The sum total of it is that you're zipping around all over the place. If you stay put, you get gangbanged, you die. So you're kicking people down stairs, swooping around on ropes, chucking beer mugs at heads, lots of silly fighting dirty that's cartoonish in presentation but plausible in the basic idea (anything to disrupt the enemy crowd or startle them into slipping up).
Game's not woke, but it does have Current Day diversity. The hero's a brown woman, she's lesbos with a Black pirate woman (all pirates are Black now, I guess), her dopey brother is the comic relief, the captains (heavy brute enemies) are butch women, and the grenadiers (ranged enemies) are old women. It's kind of faggy, but it doesn't explicitly shriek girl power or racism or anything at you, it's just there in the same way it's been in pop culture for a long time.

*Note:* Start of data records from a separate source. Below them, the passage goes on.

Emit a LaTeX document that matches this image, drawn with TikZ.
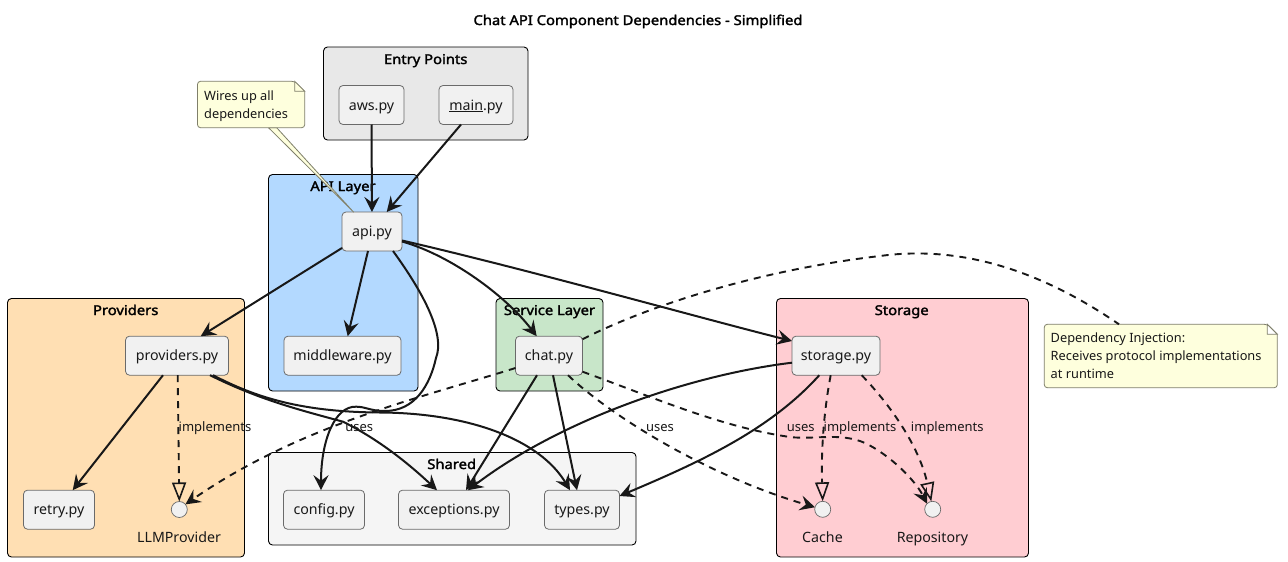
\documentclass[tikz,border=0pt]{standalone}
\usepackage{fontspec}
\setmainfont{Noto Sans}
\newfontfamily\heavyface{Noto Sans}[FakeBold=2,FakeStretch=1.095]
\usetikzlibrary{arrows.meta}
\definecolor{ink}{HTML}{181818}
\definecolor{boxfill}{HTML}{F1F1F1}
\definecolor{boxline}{HTML}{6A6A6A}
\definecolor{notefill}{HTML}{FEFFDD}
\definecolor{noteline}{HTML}{7F7F6A}
\definecolor{cEntry}{HTML}{E8E8E8}
\definecolor{cApi}{HTML}{B3D9FF}
\definecolor{cProv}{HTML}{FFDFB3}
\definecolor{cServ}{HTML}{C8E6C9}
\definecolor{cShared}{HTML}{F5F5F5}
\definecolor{cStore}{HTML}{FFCDD2}
\tikzset{
  cluster/.style={draw=black,line width=0.9pt,rounded corners=4pt},
  ctitle/.style={font=\fontsize{13.5}{16}\selectfont\heavyface,text=black,inner sep=0pt,text height=13pt,text depth=3pt},
  filebox/.style={draw=boxline,fill=boxfill,line width=0.8pt,rounded corners=4pt,minimum height=39pt,inner sep=0pt,outer sep=0pt,font=\fontsize{14.2}{16}\selectfont,text=ink,text height=13pt,text depth=3pt},
  iface/.style={circle,draw=boxline,fill=boxfill,line width=0.7pt,minimum size=16pt,inner sep=0pt,outer sep=0pt},
  lab/.style={font=\fontsize{13}{16}\selectfont,text=ink,inner sep=0pt,text height=11pt,text depth=3pt},
  ifacelab/.style={lab,font=\fontsize{14.2}{16}\selectfont,text height=13pt},
  notetxt/.style={font=\fontsize{12.8}{18}\selectfont,text=ink,inner sep=0pt,align=left,anchor=north west},
  notebody/.style={draw=noteline,fill=notefill,line width=0.8pt,line join=round,rounded corners=3pt},
  dep/.style={draw=ink,line width=2pt,-{Stealth[length=15pt,width=15pt,inset=5.5pt]}},
  depd/.style={draw=ink,line width=1.9pt,dash pattern=on 7pt off 6pt,-{Stealth[length=15pt,width=15pt,inset=5.5pt]}},
  real/.style={draw=ink,line width=1.9pt,dash pattern=on 7pt off 6pt,-{Triangle[open,fill=none,length=19pt,width=14pt,line width=1.6pt]}},
  plain/.style={draw=ink,line width=1.9pt,dash pattern=on 7pt off 6pt},
}
\begin{document}
\begin{tikzpicture}[x=1pt,y=-1pt]
\path[use as bounding box,fill=white] (0,0) rectangle (1288,562);
\node[ctitle] (title) at (638,20) {Chat API Component Dependencies - Simplified};
% clusters
\draw[cluster,fill=cEntry] (323.5,47) rectangle (528,140);
\draw[cluster,fill=cApi] (268.5,174.5) rectangle (418,391);
\draw[cluster,fill=cProv] (7.5,298.5) rectangle (244.5,557);
\draw[cluster,fill=cServ] (496,298.5) rectangle (603,391);
\draw[cluster,fill=cShared] (268.5,452.5) rectangle (636,545);
\draw[cluster,fill=cStore] (776.5,298.5) rectangle (1028.5,557);
\node[ctitle] (tEntry) at (425.7,59) {Entry Points};
\node[ctitle] (tApi) at (343,186) {API Layer};
\node[ctitle] (tProv) at (125.7,310) {Providers};
\node[ctitle] (tServ) at (549.5,310) {Service Layer};
\node[ctitle] (tShared) at (451.7,464) {Shared};
\node[ctitle] (tStore) at (901.7,310) {Storage};
% boxes
\node[filebox,minimum width=65pt] (aws) at (371.5,105) {aws.py};
\node[filebox,minimum width=74pt] (mainpy) at (476,105) {\underline{main}.py};
\node[filebox,minimum width=60pt] (api) at (372,231.5) {api.py};
\node[filebox,minimum width=117pt] (mw) at (342.5,355.7) {middleware.py};
\node[filebox,minimum width=103pt] (prov) at (177,355.7) {providers.py};
\node[filebox,minimum width=71pt] (retry) at (59,509.7) {retry.py};
\node[filebox,minimum width=81pt] (config) at (324,509.7) {config.py};
\node[filebox,minimum width=111pt] (exc) at (454,509.7) {exceptions.py};
\node[filebox,minimum width=75pt] (types) at (582,509.7) {types.py};
\node[filebox,minimum width=67pt] (chat) at (549,355.7) {chat.py};
\node[filebox,minimum width=88pt] (store) at (836,355.7) {storage.py};
\node[iface] (llm) at (179.3,509.5) {};
\node[iface] (cache) at (822.7,509.3) {};
\node[iface] (repo) at (932.7,509.3) {};
\node[ifacelab] (llmL) at (179,537) {LLMProvider};
\node[ifacelab] (cacheL) at (822.5,537) {Cache};
\node[ifacelab] (repoL) at (932.5,537) {Repository};
% solid edges
\draw[dep] (aws.south) -- (api.north);
\draw[dep] ([xshift=-15pt]mainpy.south) -- ([xshift=14.7pt]api.north);
\draw[dep] ([yshift=-16.5pt]api.west) -- ([xshift=23.7pt]prov.north);
\draw[dep] ([xshift=-4pt]api.south) -- ([xshift=5.2pt]mw.north);
\draw[dep] ([yshift=-10pt]api.east) .. controls (450,255) and (505,295) .. ([xshift=-12.3pt]chat.north);
\draw[dep] ([yshift=-9pt]api.east) .. controls (530,270) and (700,318) .. ([yshift=14.7pt]store.west);
\draw[dep] ([xshift=21pt]api.south) .. controls (425,295) and (445,335) .. (436,358) .. controls (430,385) and (415,411) .. (385,411) .. controls (370,411) and (365,406.5) .. (356,406.7) .. controls (335,406) and (321,440) .. ([xshift=-3pt]config.north);
\draw[dep] ([xshift=-14pt]prov.south) -- ([xshift=13.7pt]retry.north);
\draw[dep] ([xshift=33pt]prov.south) .. controls (260,400) and (300,410) .. (343,421.7) .. controls (380,440) and (410,465) .. ([xshift=-17pt]exc.north);
\draw[dep] ([xshift=36pt]prov.south) .. controls (255,397) and (300,412) .. (380,412.5) .. controls (470,413) and (540,440) .. ([xshift=-12pt]types.north);
\draw[dep] ([xshift=-12pt]chat.south) -- ([xshift=12pt]exc.north);
\draw[dep] ([xshift=4pt]chat.south) -- ([xshift=-5pt]types.north);
\draw[dep] ([yshift=-7pt]store.west) .. controls (690,375) and (560,420) .. ([xshift=14pt]exc.north);
\draw[dep] ([xshift=-16.7pt]store.south) .. controls (770,430) and (700,462) .. ([yshift=13.7pt]types.east);
% dashed edges
\draw[real] ([xshift=0.7pt]prov.south) -- (llm.north);
\draw[depd] ([yshift=-12.3pt]chat.west) .. controls (420,398) and (300,425) .. (llm.40);
\draw[depd] ([xshift=19pt]chat.south) .. controls (610,415) and (705,475) .. (cache.165);
\draw[depd] ([yshift=-16pt]chat.east) .. controls (650,396) and (720,427) .. (790,437) .. controls (815,440) and (840,432) .. (865,443) .. controls (890,455) and (915,480) .. (repo.135);
\draw[real] ([xshift=-5.3pt]store.south) .. controls (824,410) and (821,450) .. (cache.north);
\draw[real] ([xshift=25.7pt]store.south) .. controls (895,410) and (920,450) .. (repo.100);
% notes
\draw[notebody,rounded corners=0pt] (268.5,127.7) -- (276.7,127.7) -- ([xshift=11.5pt]api.north west) -- cycle;
\draw[notebody] (197.5,81.3) -- (294.7,81.3) [sharp corners] -- (304.7,91.3) [rounded corners=3pt] -- (304.7,127.7) -- (197.5,127.7) -- cycle;
\draw[noteline,line width=0.8pt,fill=notefill] (294.7,81.3) -- (294.7,91.3) -- (304.7,91.3) -- cycle;
\draw[notebody] (1044.3,324.3) -- (1267.3,324.3) [sharp corners] -- (1277.3,334.3) [rounded corners=3pt] -- (1277.3,387.7) -- (1044.3,387.7) -- cycle;
\draw[noteline,line width=0.8pt,fill=white] (1267.3,324.3) -- (1267.3,334.3) -- (1277.3,334.3) -- cycle;
\node[notetxt] (n1) at (204,91) {Wires up all\\dependencies};
\node[notetxt] (n2) at (1050.5,332.5) {Dependency Injection:\\Receives protocol implementations\\at runtime};
\coordinate (n2top) at (1119,324.3);
\draw[plain] ([yshift=16.5pt]chat.east) .. controls (650,305) and (760,270) .. (880,256) .. controls (960,245) and (1040,270) .. (n2top);
% labels
\node[lab] (l1) at (215,427.7) {implements};
\node[lab] (l2) at (359.3,427.7) {uses};
\node[lab] (l3) at (660,427.7) {uses};
\node[lab] (l4) at (800.7,427.7) {uses};
\node[lab] (l5) at (860,427.7) {implements};
\node[lab] (l6) at (947.3,427.7) {implements};
\end{tikzpicture}
\end{document}
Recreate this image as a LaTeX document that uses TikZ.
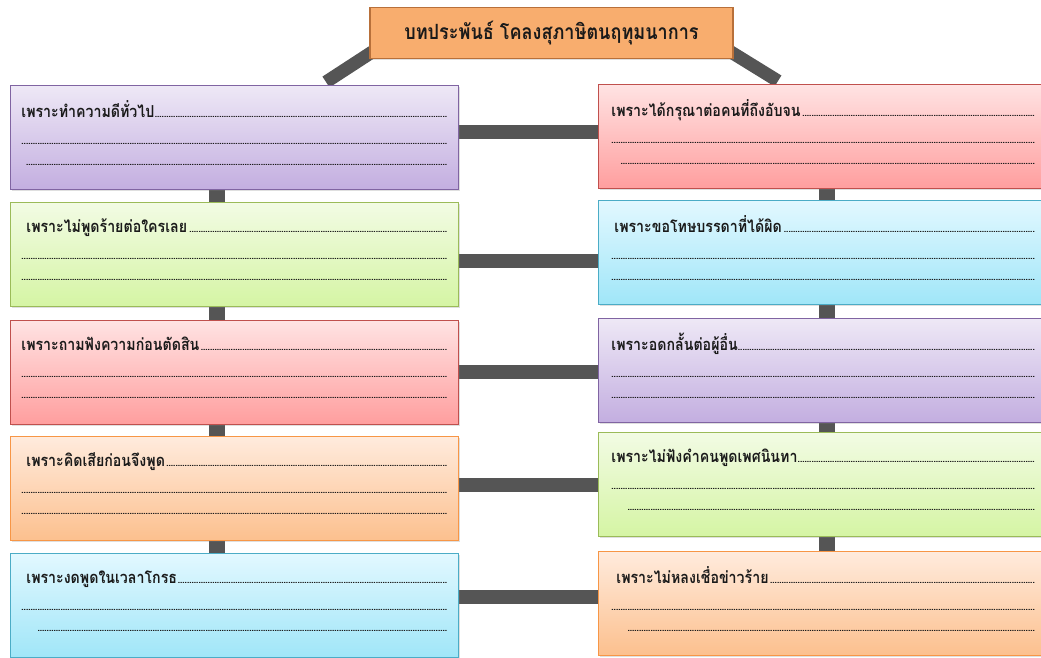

Beat En Garde! legendary arena mode. Arena mode is fantastic. It's a little shallow compared to a purpose-built roguelike, but there's a ton of maps and interesting (and thematically sensible) modifiers you pick to play with. I wound up beating the bullshit legendary difficulty (boss fight is all three bosses at once, basically impossible) thanks to an absurd stunlock arsenal of modifiers. Dodge --> stun --> slippery area, knock health off --> stun, basically just constant stunning. Forces you to really polish your understanding of the mechanics.
I think this is actually one of my favorite "small" games.
Finished Heaven's Vault today, I like it, 7.5/10
I wanted to play something before the Golden Idol DLC coming out soon, and I think its a good game.
Kinda clunky sometimes and slow, but I'm surprised about the decisions.
I went to see the other ending on youtube and the majority actually replaced the robot lmao
Tropico 4 (as in, the campaign) after well over a decade of having last played it. Does it hold up? Eh. I found I didn't really care about the humor/characters (I remembered the shtick already, you know how it goes with strategy games: their inane dialogue gets buried in your memory) and the campaign suffers in a way that other strategy games don't in that it feels like it's going to naturally funnel you towards doing the same thing every time.
You do have to keep your regime alive, and you do have to make money to fulfill other goals. So you have to build an economy (which has room for experimentation, but for me it just seemed obvious to diversify every time (between farming, mining, industry and tourism: industry builds out of farming and mining). So it's like being asked to do the same thing (build a functional island) 20 times with little twists. And some of those twists are fun conceptually, but I don't feel like it ever actually changes the gameplay in the same way that playing, like, an Age of Empires II or Company of Heroes 2 would change dramatically from mission to mission because the campaign allows you to be presented with scenarios and means and mechanics radically different than a random match.
It usually felt too easy politically, but I did actually lose a few times (coups, revolts). One thing I get better and better at is not allowing my boomer tendency to keep me from plopping down social services (like churches) as soon as possible, and doing the same with schools so that I already have a workforce to make industry profitable and naturally grow it over time instead of artificially importing them (at massive expense) in an awkward way.